• [Information supplied]:
......
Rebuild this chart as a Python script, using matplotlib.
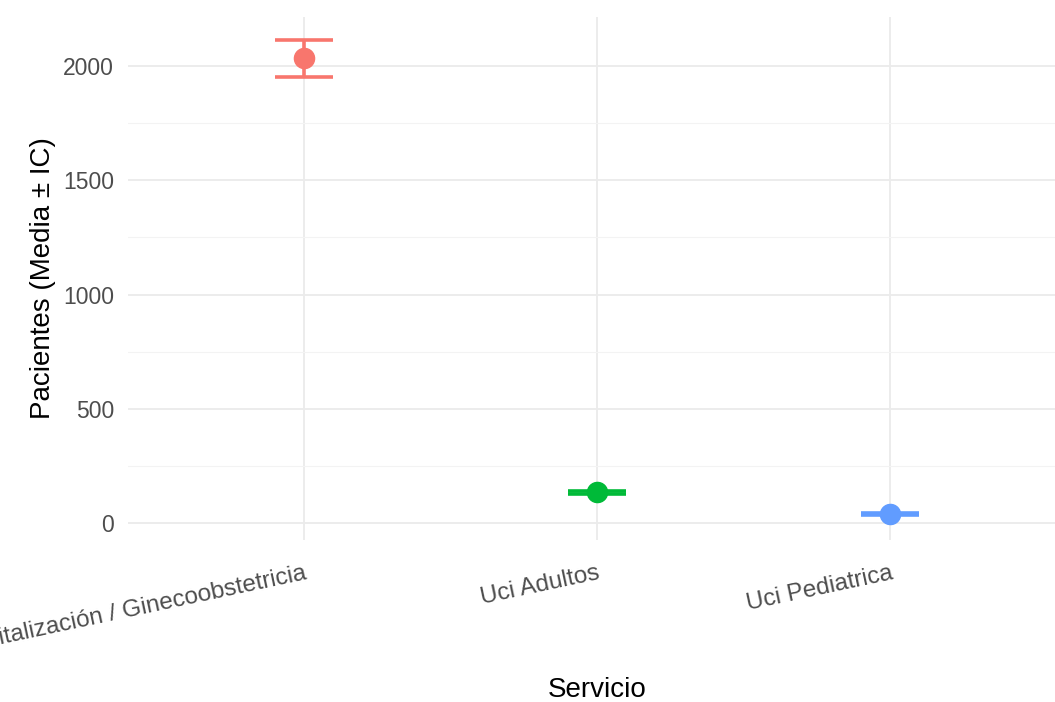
import matplotlib.pyplot as plt
import numpy as np

plt.rcParams['font.family'] = ['Liberation Sans', 'DejaVu Sans']

# mean patients per service with confidence interval
servicios = ['Hospitalización / Ginecoobstetricia', 'Uci Adultos', 'Uci Pediatrica']
media = [2035, 135, 39]
ic_inf = [1953, 128, 35]
ic_sup = [2113, 142, 43]
colores = ['#F8766D', '#00BA38', '#619CFF']

fig = plt.figure(figsize=(10.55, 7.02), dpi=100)
ax = fig.add_axes([128 / 1055, 1 - 540 / 702, 938 / 1055, 523 / 702])

x = np.arange(1, len(servicios) + 1)
for xi, m, lo, hi, c in zip(x, media, ic_inf, ic_sup, colores):
    ax.errorbar(xi, m, yerr=[[m - lo], [hi - m]], fmt='o', color=c,
                ecolor=c, elinewidth=2.6, capsize=21, capthick=2.6,
                markersize=14.5, zorder=3)

ax.set_xlim(0.4, 3.6)
ax.set_ylim(-74, 2214)
ax.set_xticks(x)
ax.set_xticklabels(servicios, rotation=12, ha='right', rotation_mode='anchor')
ax.set_yticks([0, 500, 1000, 1500, 2000])
ax.set_yticks([250, 750, 1250, 1750], minor=True)

ax.grid(True, which='major', color='#EBEBEB', linewidth=1.3)
ax.grid(True, which='minor', axis='y', color='#F3F3F3', linewidth=0.8)
ax.set_axisbelow(True)
for s in ax.spines.values():
    s.set_visible(False)
ax.tick_params(which='both', length=0, labelcolor='#4D4D4D')
ax.tick_params(axis='x', labelsize=17.5, pad=16)
ax.tick_params(axis='y', labelsize=16.5, pad=10)

ax.set_xlabel('Servicio', fontsize=20, va='baseline')
ax.xaxis.set_label_coords(0.5, -0.30)
ax.set_ylabel('Pacientes (Media ± IC)', fontsize=20, va='center')
ax.yaxis.set_label_coords(-0.091, 0.5)

fig.savefig('out.png', dpi=100)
......
• [What is being asked]: Begin at the first line of the material and copy each line exactly through the one containing "ax = fig.add_axes([128". Omit pictures.

• [The response]:
Rebuild this chart as a Python script, using matplotlib.
import matplotlib.pyplot as plt
import numpy as np

plt.rcParams['font.family'] = ['Liberation Sans', 'DejaVu Sans']

# mean patients per service with confidence interval
servicios = ['Hospitalización / Ginecoobstetricia', 'Uci Adultos', 'Uci Pediatrica']
media = [2035, 135, 39]
ic_inf = [1953, 128, 35]
ic_sup = [2113, 142, 43]
colores = ['#F8766D', '#00BA38', '#619CFF']

fig = plt.figure(figsize=(10.55, 7.02), dpi=100)
ax = fig.add_axes([128 / 1055, 1 - 540 / 702, 938 / 1055, 523 / 702])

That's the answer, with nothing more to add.